Não considero fútil sua provocação. De fato, como você disse, eventos que envolvam as multidões merecem, no mínimo, o critério científico do observador sociológico, que procura encontrar variáveis ocultas e complexas, no plano cultural, político e/ou histórico, por detrás do comportamento das moles humanas ou do que as influencia. Marilyn Monroe e Carmen Miranda representaram poderosos ícones femininos de seu tempo, e lembrarmo-nos delas, bem como de tudo que as circundava, em termos de implicações, bem demonstra como os tempos mudaram, em apenas meio século (o que historicamente é pouco), já que ambas “viviam” personagens exageradamente caricaturais, uma como uma fêmea abobalhada – mas obscena – da espécie; outra, como uma palhaça triste, a reforçar toda ordem de idéias preconceituosas a respeito da Latina América, com seu enorme cacho de bananas à guisa de chapéu (*1), quando não carreando verdadeiras fruteiras sobre a cabeça, entulhada de balangandãs e cheia de uma alegria histérica e bisonha que bem caracterizava a opinião saxã sobre as latinas e, de um modo geral, o próprio povo das nações de origem latina.
Obviamente que, aqui, não aludo à pessoa das estrelas em particular, muito mais vítimas do que agentes das forças ciclópicas que atuavam sub-repticiamente, nos fenômenos respectivos em que se converteram, mas às personagens que eram obrigadas a representar, continuamente, mesmo quando fora das telas, personagens estas que acabaram por matá-las. Curioso notar como as duas morreram por decorrência – direta uma (Marilyn); indireta outra (Carmen) – do uso de psicofármacos, mormente barbitúricos. Foram assassinadas pelos mitos que co-construíram com a cruel indústria do cinema, hoje estendida para a televisão, a música pop e a mídia como um todo. É bem verdade que Marilyn só viria a desencarnar sete anos mais tarde (1962), mas, em 1955, já denunciava sinais de decadência psicológica, inclusive em sua incapacidade para manter o peso, logo ela, a “deusa do sexo”.

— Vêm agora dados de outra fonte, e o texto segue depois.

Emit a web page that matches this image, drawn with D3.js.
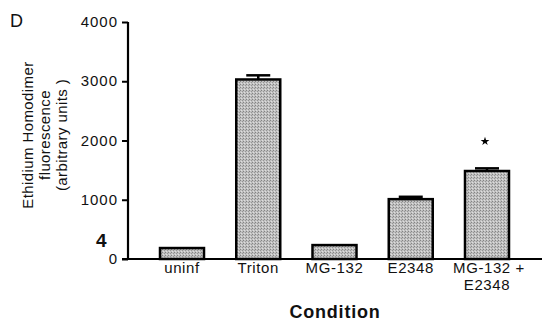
<!DOCTYPE html>
<html>
<head>
<meta charset="utf-8">
<script src="https://cdn.jsdelivr.net/npm/d3@7"></script>
<style>
  body { margin: 0; background: #fff; }
  text { font-family: "Liberation Sans", Arial, sans-serif; fill: #111; }
</style>
</head>
<body>
<svg width="542" height="322"></svg>
<script>
// data
var conditions = ["uninf", "Triton", "MG-132", "E2348", "MG-132 +\nE2348"];
var means = [185, 3030, 235, 1010, 1485];
var errors = [0, 70, 0, 40, 45];
var yTicks = [0, 1000, 2000, 3000, 4000];

var svg = d3.select("svg");

// stippled grey fill
var pat = svg.append("defs").append("pattern")
  .attr("id", "stip")
  .attr("width", 3).attr("height", 3)
  .attr("patternUnits", "userSpaceOnUse");
pat.append("rect").attr("width", 3).attr("height", 3).attr("fill", "#c0c0c0");
pat.append("rect").attr("x", 0).attr("y", 0).attr("width", 1).attr("height", 1).attr("fill", "#848484");
pat.append("rect").attr("x", 2).attr("y", 1).attr("width", 1).attr("height", 1).attr("fill", "#969696");
pat.append("rect").attr("x", 1).attr("y", 2).attr("width", 1).attr("height", 1).attr("fill", "#dedede");

var y = d3.scaleLinear().domain([0, 4000]).range([259, 22]);
var x = d3.scalePoint().domain(conditions).range([182, 487]);
var barW = 44;

// y axis
var yAxis = svg.append("g")
  .attr("transform", "translate(128,0)")
  .call(d3.axisLeft(y).tickValues(yTicks).tickSize(6).tickPadding(4).tickFormat(d3.format("d")));
yAxis.select(".domain").attr("stroke", "#000").attr("stroke-width", 2.2).attr("d", "M0,22V259");
yAxis.selectAll(".tick line").attr("stroke", "#000").attr("stroke-width", 2);
yAxis.selectAll(".tick text")
  .attr("font-size", 15).attr("letter-spacing", 1)
  .attr("font-family", "Liberation Sans, Arial, sans-serif")
  .attr("fill", "#111").attr("dy", "0.3em");

// x axis baseline
svg.append("line")
  .attr("x1", 122).attr("x2", 542)
  .attr("y1", y(0)).attr("y2", y(0))
  .attr("stroke", "#000").attr("stroke-width", 2.2);

// bars
svg.selectAll("rect.bar")
  .data(conditions)
  .enter().append("rect")
  .attr("class", "bar")
  .attr("x", (d) => x(d) - barW / 2)
  .attr("y", (d, i) => y(means[i]))
  .attr("width", barW)
  .attr("height", (d, i) => y(0) - y(means[i]))
  .attr("fill", "url(#stip)")
  .attr("stroke", "#000")
  .attr("stroke-width", 2.5);

// error bars
var eb = svg.selectAll("g.err")
  .data(conditions.filter((d, i) => errors[i] > 0))
  .enter().append("g").attr("class", "err");
eb.append("line")
  .attr("x1", (d) => x(d)).attr("x2", (d) => x(d))
  .attr("y1", (d) => y(means[conditions.indexOf(d)]))
  .attr("y2", (d) => y(means[conditions.indexOf(d)] + errors[conditions.indexOf(d)]))
  .attr("stroke", "#000").attr("stroke-width", 2.5);
eb.append("line")
  .attr("x1", (d) => x(d) - 12).attr("x2", (d) => x(d) + 12)
  .attr("y1", (d) => y(means[conditions.indexOf(d)] + errors[conditions.indexOf(d)]))
  .attr("y2", (d) => y(means[conditions.indexOf(d)] + errors[conditions.indexOf(d)]))
  .attr("stroke", "#000").attr("stroke-width", 2.5);

// significance star
svg.append("path")
  .attr("d", d3.symbol().type(d3.symbolStar).size(24)())
  .attr("transform", "translate(" + (x(conditions[4]) - 2) + "," + (y(means[4] + errors[4]) - 27) + ")")
  .attr("fill", "#000");

// category labels
var lab = svg.selectAll("text.cat")
  .data(conditions)
  .enter().append("text")
  .attr("class", "cat")
  .attr("text-anchor", "middle")
  .attr("font-size", 15)
  .attr("letter-spacing", 0.6)
  .attr("y", 273);
lab.each(function(d) {
  var parts = d.split("\n");
  var t = d3.select(this);
  parts.forEach(function(p, k) {
    t.append("tspan").attr("x", x(d) + (k == 0 && parts.length > 1 ? 2 : 0))
      .attr("dy", k == 0 ? 0 : 17).text(p);
  });
});

// x title
svg.append("text")
  .attr("x", 335).attr("y", 318)
  .attr("text-anchor", "middle")
  .attr("font-size", 18).attr("font-weight", "bold")
  .attr("letter-spacing", 0.8)
  .text("Condition");

// y title
var yt = svg.append("text")
  .attr("transform", "translate(0,135) rotate(-90)")
  .attr("text-anchor", "middle")
  .attr("font-size", 15)
  .attr("letter-spacing", 0.4);
[["Ethidium Homodimer", 33], ["fluorescence", 50], ["(arbitrary units )", 67]].forEach(function(l) {
  yt.append("tspan").attr("x", 0).attr("y", l[1]).text(l[0]);
});

// panel letter and stray mark
svg.append("text").attr("x", 10).attr("y", 27).attr("font-size", 18).text("D");
svg.append("text").attr("x", 96).attr("y", 247).attr("font-size", 19).attr("font-weight", "bold").text("4");
</script>
</body>
</html>
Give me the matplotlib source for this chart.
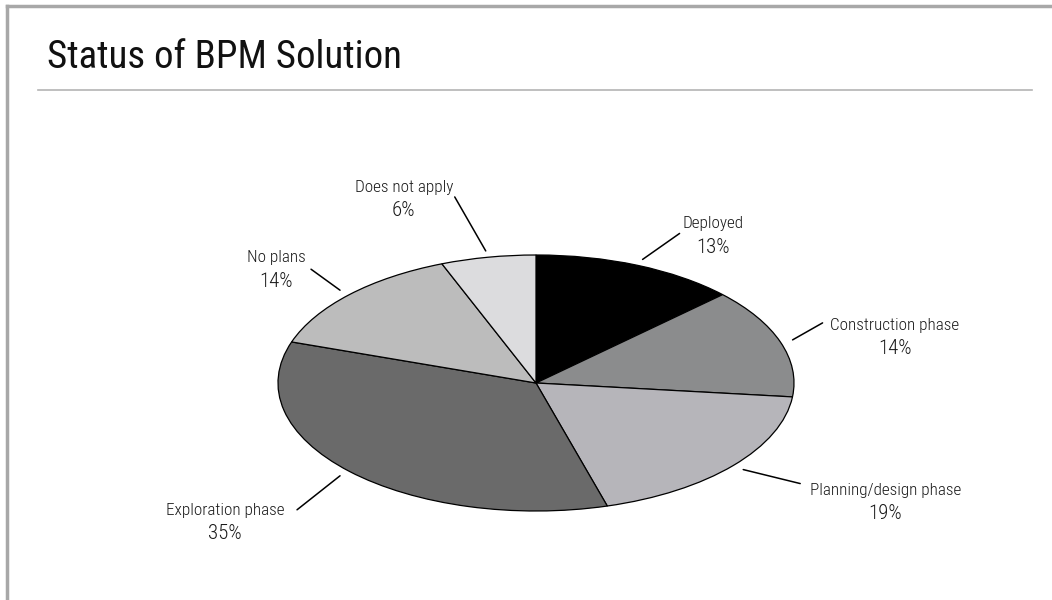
import numpy as np
import matplotlib
matplotlib.use("Agg")
import matplotlib.pyplot as plt
from matplotlib.lines import Line2D

plt.rcParams['font.family'] = ['Roboto Condensed', 'DejaVu Sans']

# data
categories = ["Deployed", "Construction phase", "Planning/design phase",
              "Exploration phase", "No plans", "Does not apply"]
shares = [13, 14, 19, 35, 14, 6]
colors = ["#000000", "#8b8c8d", "#b6b5ba", "#6a6a6a", "#bcbcbc", "#dcdcde"]

# label placement (pixel offsets from the slice edge, y up)
line_offsets = [(37, 26), (30, 17), (57, -14), (-43, -34), (-29, 21), (-31, 54)]
name_offsets = [(70, 31), (102, 10), (142, -25), (-115, -39), (-64, 28), (-82, 59)]
pct_gap = 24.5

W, H = 1052, 600
fig = plt.figure(figsize=(W / 100, H / 100), dpi=100)

# pie squashed into an ellipse: centre (536, 383), radii 258 x 128 px
cx, cy, rx, ry = 536, 383, 258, 128
ax = fig.add_axes([(cx - rx) / W, (H - cy - ry) / H, 2 * rx / W, 2 * ry / H])
wedges, _ = ax.pie(shares, colors=colors, startangle=90, counterclock=False,
                   wedgeprops=dict(edgecolor="black", linewidth=0.9))
ax.set_aspect("auto")
ax.set_xlim(-1, 1)
ax.set_ylim(-1, 1)
ax.axis("off")

for w, name, val, lo, no in zip(wedges, categories, shares, line_offsets, name_offsets):
    mid = np.deg2rad((w.theta1 + w.theta2) / 2)
    edge = (1.05 * np.cos(mid), 1.05 * np.sin(mid))
    ax.annotate("", xy=edge, xytext=lo, textcoords="offset pixels",
                arrowprops=dict(arrowstyle="-", lw=1.1, color="black",
                                shrinkA=0, shrinkB=0),
                annotation_clip=False)
    ax.annotate(name, xy=edge, xytext=no, textcoords="offset pixels",
                ha="center", va="baseline", fontsize=12.3, fontweight="light",
                color="#1a1a1a", annotation_clip=False)
    ax.annotate(f"{val}%", xy=edge, xytext=(no[0], no[1] - pct_gap),
                textcoords="offset pixels", ha="center", va="baseline",
                fontsize=15, fontweight="light", color="#1a1a1a",
                annotation_clip=False)

# title, rule and frame
fig.text(47 / W, 1 - 57 / H, "Status of BPM Solution", fontsize=28,
         color="#111111", va="center", ha="left")
fig.add_artist(Line2D([38 / W, 1032 / W], [1 - 90 / H, 1 - 90 / H],
                      color="#b4b4b4", lw=1.2))
fig.add_artist(Line2D([7 / W, 1], [1 - 6 / H, 1 - 6 / H], color="#a8a8a8", lw=2.5))
fig.add_artist(Line2D([7 / W, 7 / W], [0, 1 - 6 / H], color="#a8a8a8", lw=2.5))

fig.savefig("out.png", dpi=100, facecolor="white")
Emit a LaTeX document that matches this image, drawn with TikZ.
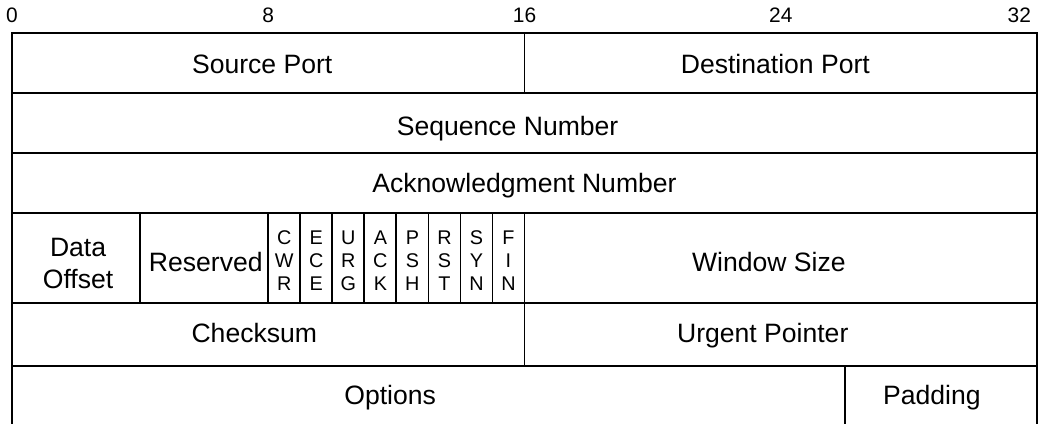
\documentclass[tikz,border=0pt]{standalone}
\usepackage{fontspec}
\setmainfont{Liberation Sans}

\begin{document}
\begin{tikzpicture}[
    x=0.5cm, y=-0.9366cm,
    field/.style={draw, line width=0.8pt, inner sep=0pt},
    fieldtext/.style={font=\fontsize{11.8}{14.2}\selectfont, align=center, inner sep=0pt, text depth=0pt},
    flagtext/.style={fieldtext, font=\fontsize{8.8}{10.3}\selectfont},
    bitnum/.style={font=\fontsize{9.3}{11}\selectfont, anchor=base}
  ]
  \useasboundingbox (-0.3747,-0.55) rectangle (32.2186,6.5);
  \clip (-0.3747,-0.55) rectangle (32.2186,6.5);
  \foreach \b in {0,8,16,24}{
    \node[bitnum] (bit\b) at (\b,-0.167) {\b};
  }
  \node[bitnum, anchor=base east] (bit32) at (32.06,-0.167) {32};
  \foreach \name/\from/\to/\rowtop/\rowh/\dx/\dy/\lab in {
    srcport/0/16/0/1/-2.7/-0.6/Source Port,
    dstport/16/32/0/1/-2.4/-0.6/Destination Port,
    seqnum/0/32/1/1/-7.5/-1.2/Sequence Number,
    acknum/0/32/2/1/0/0/Acknowledgment Number,
    offset/0/4/3/1.5/0.9/-2.4/{Data\\Offset},
    reserved/4/8/3/1.5/0.7/-1.6/Reserved,
    window/16/32/3/1.5/-5.3/-1.6/Window Size,
    checksum/0/16/4.5/1.05/-6.2/0.8/Checksum,
    urgent/16/32/4.5/1.05/-8/0.8/Urgent Pointer,
    options/0/26/5.55/1/-17/0.3/Options,
    padding/26/32/5.55/1/-2.4/0.3/Padding
  }{
    \node[field, minimum width={(\to-\from)*0.5cm}, minimum height={\rowh*0.9366cm},
      label={[fieldtext, name=\name-text, xshift=\dx pt, yshift=\dy pt]center:\lab}]
      (\name) at ({(\from+\to)/2},{\rowtop+\rowh/2}) {};
  }
  \foreach \name/\lab [count=\i from 8] in {
    cwr/C\\W\\R, ece/E\\C\\E, urg/U\\R\\G, ack/A\\C\\K,
    psh/P\\S\\H, rst/R\\S\\T, syn/S\\Y\\N, fin/F\\I\\N
  }{
    \node[field, minimum width=0.5cm, minimum height=1.4049cm,
      label={[flagtext, name=\name-text, yshift=-1.1pt]center:\lab}]
      (\name) at (\i+0.5,3.75) {};
  }
\end{tikzpicture}
\end{document}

Precursoras da Revolução Sexual dos anos 60, foram, ambas personalidades, ensaios grotescos da liberação feminina, na contramão do que fizera, neste sentido, a alemã Marlene Dietrich, na geração anterior (décadas de 20 e 30), que se celebrizou vestindo-se de terno masculino e beijando mulheres na boca (*2), além, é claro, de exibindo suas celebérrimas e impecáveis pernas nuas. Hoje, há uma forte tendência em as mulheres não aceitarem nem um nem outro modelo de alforria do gênero, nem masculinizando-se, para serem respeitadas, como Marlene nos anos 30, nem se tornando bonecas de luxo, vulgarizadas e indecentes, como pareciam a exótica Carmen e a esteriotipada Marilyn. Atualmente, as mulheres pretendem ser diferentes: querem ser completas, humanas, femininas, mas também assertivas e objetivas, como seus pares masculinos; querem afirmar-se como mulheres, mas, principalmente, como seres humanos.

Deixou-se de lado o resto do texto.